Bettencourt repeatedly described these proposals as a win for older homeowners, saying that with the increased exemptions and state-funded compression “over half of the over-65s won’t pay any property tax in the state,” and in some cases seniors’ school tax bill could fall to zero. He called that “an awesome occurrence” and said it reflects “Texas common sense.” But that isn’t free and it’s no coincidence that people over the age of 65 are the largest voting block. Every school district losing that revenue will now depend even more on the state to fund day-to-day operations, payroll, and services. That shift is exactly why school districts are concerned, and educators should be, about long-term stability. The more districts rely on the decision made at the state Capitol, the easier it becomes for the legislature to force policy changes on assessment, staffing, curriculum, or vouchers by attaching strings to the dollars. We already saw very prescriptive funding be the only new funding come out of the 89th legislative session.
That theme of moving decisions from local communities to the state came up throughout the interview, and it’s important. Bettencourt casts himself as a champion of taxpayers against “runaway” local governments. He criticized cities like Austin for asking voters to raise local revenue for local needs, calling one city proposal “preposterous,” and he praised efforts to cap what local governments can do without state approval. He also talked about legislation to override city zoning and density rules, shut down local attempts to slow certain kinds of housing development, and even punish cities he thinks are overreaching. He specifically said that when cities respond to state housing mandates with new local standards he doesn’t like (for example, requiring expensive amenities in new apartment complexes), “we are going to do something about it … and we’re gonna pass a bill and stop it.” He described similar state intervention in areas like rental occupancy rules in College Station, local floodplain and housing authority decisions, and tax and debt practices in Austin. He made clear that if local governments don’t do what he thinks is reasonable, the Legislature should “stomp on that.”

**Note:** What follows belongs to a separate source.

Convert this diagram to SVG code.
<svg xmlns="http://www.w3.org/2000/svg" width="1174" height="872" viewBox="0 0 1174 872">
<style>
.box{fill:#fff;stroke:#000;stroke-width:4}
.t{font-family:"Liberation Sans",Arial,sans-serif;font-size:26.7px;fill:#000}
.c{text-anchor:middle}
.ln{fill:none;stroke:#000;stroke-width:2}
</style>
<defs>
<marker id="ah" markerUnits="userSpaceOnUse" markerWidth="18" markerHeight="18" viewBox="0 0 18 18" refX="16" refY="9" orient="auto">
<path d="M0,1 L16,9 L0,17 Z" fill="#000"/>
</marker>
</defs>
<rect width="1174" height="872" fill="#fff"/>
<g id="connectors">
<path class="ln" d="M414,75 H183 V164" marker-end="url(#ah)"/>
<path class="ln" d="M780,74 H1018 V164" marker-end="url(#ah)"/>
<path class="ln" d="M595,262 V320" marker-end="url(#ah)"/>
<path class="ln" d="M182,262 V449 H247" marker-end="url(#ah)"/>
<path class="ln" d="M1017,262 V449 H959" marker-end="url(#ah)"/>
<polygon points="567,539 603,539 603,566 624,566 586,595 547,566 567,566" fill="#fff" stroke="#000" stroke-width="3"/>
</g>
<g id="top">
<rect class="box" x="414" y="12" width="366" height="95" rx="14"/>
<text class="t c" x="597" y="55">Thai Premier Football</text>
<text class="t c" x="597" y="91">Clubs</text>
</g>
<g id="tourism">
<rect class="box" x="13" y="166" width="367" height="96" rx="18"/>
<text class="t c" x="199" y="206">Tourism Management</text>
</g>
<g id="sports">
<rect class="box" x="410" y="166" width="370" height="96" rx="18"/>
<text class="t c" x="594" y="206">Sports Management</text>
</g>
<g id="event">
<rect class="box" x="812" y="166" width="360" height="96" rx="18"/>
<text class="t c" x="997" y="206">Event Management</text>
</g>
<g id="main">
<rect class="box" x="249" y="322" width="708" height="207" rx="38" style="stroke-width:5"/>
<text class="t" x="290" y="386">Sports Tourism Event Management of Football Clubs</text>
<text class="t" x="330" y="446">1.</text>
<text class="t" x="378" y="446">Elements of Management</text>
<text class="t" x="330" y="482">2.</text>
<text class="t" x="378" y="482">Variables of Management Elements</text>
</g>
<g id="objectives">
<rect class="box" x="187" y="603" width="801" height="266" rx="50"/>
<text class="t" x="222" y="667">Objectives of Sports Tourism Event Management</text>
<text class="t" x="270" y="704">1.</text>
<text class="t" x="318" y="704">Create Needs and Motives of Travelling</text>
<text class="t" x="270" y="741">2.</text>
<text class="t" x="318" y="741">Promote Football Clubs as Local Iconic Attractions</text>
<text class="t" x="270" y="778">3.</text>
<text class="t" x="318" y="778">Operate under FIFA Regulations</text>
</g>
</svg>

That is a notable posture from someone who also claims to oppose “government overreach.” The throughline is that Bettencourt favors strong centralized state authority when local elected bodies (school boards, city councils, county commissioners, even college towns) make decisions in line with the voters who elected them that he disagrees with. In practice, that is big government at the state level superseding local government control. For public schools, this matters. The more the Legislature preempts local taxing authority and local policymaking, the more local school boards lose meaningful control over both revenue and operations. District leaders become implementers of state mandates instead of budget- and policy-setters for their own communities.
Bettencourt also called 2025 “the most transformational year in public education since World War II,” and framed that transformation as positive. He touted roughly $8 billion in new education-related spending, emphasizing teacher pay, a new statewide voucher/ESA (now “Freedom Accounts”), and changes to special education funding and virtual education. He argued that half the money went to teacher pay (through the Teacher Incentive Allotment) and said he wants to see classroom teachers able to reach six figures. He praised an overhaul of the STAAR system, moving to a three-part “through-year” assessment model with tests at the beginning, middle, and end of the year. He said the change is meant to stop what he called wasted “teach the test” time and to generate faster feedback for teachers. He also strongly defended keeping an A–F accountability system, dismissed lawsuits filed by districts over those ratings, and criticized districts that challenged their grades instead of, in his words, “fixing the problem.”
For educators, there are two takeaways here. First, Bettencourt is explicitly tying school funding, teacher pay, special education formulas, virtual education policy, testing design, and A–F accountability to a single statewide agenda directed from legislative leadership. Second, the same lawmakers driving that agenda are also the ones pushing constitutional changes that would make districts more financially dependent on the state by permanently cutting back local property tax capacity.
That’s why Propositions 11 and 13 are not just about “your tax bill.” They are also about who ultimately controls Texas public schools. Bettencourt celebrated that the Legislature is forcing down school property tax rates, raising homestead exemptions, and limiting local discretion, and he wants voters to cement that into the Constitution. He said directly that once it’s in the Constitution, “it’s going to be honored.” But constitutionalizing state-driven tax cuts without guaranteeing long-term state replacement dollars creates a squeeze. Districts lose local flexibility now when the majority of independent school districts in Texas are already facing deficit budgets and many are being forced to close schools, and classrooms could feel the pain later when the next state budget is tight due to lower state revenue.
Bettencourt closed by talking about “civil discourse” and teacher speech, and his position was clear. In his view, certain speech should effectively disqualify you from the classroom. He said teachers “are allowed to have an opinion outside of school,” but he drew a hard line at any expression he interprets as endorsing political violence. He repeatedly said there is “zero tolerance” for educators who, in his words, “condone assassination,” and he cited what he described as 168 ongoing TEA investigations. He argued that someone who publicly celebrates or encourages assassination should not be allowed to teach students and said, “Sorry, you don’t get to teach that … as long as a Bettencourt has their name on a bill.” He also previewed work by his Senate committee on “civil discourse and freedom of speech,” which he said will try to define the boundary between protected speech and speech that, in his view, crosses a moral line and justifies removal from the classroom.
In short: Homeowners, including many educators, understandably welcome tax relief. But voters should understand the tradeoff. Propositions 11 and 13 would lower property taxes in the near term while making public education funding more vulnerable over time. They take taxing authority and budget control away from local school districts and hand more leverage to the state. Based on Bettencourt’s own comments about preempting cities, overriding local decisions, and “stomping on” local policies he doesn’t like, Texans should be clear. This agenda is not about defending local control, it’s about consolidating control and giving it to the state legislature. That same theme runs through his remarks on educator free speech, where he suggested that teachers who express political views contrary to his, especially online, could face investigations or even removal. For educators, this reflects a broader pattern. The state’s growing willingness to dictate not only how schools are funded and measured, but also how educators speak, teach, and engage as citizens.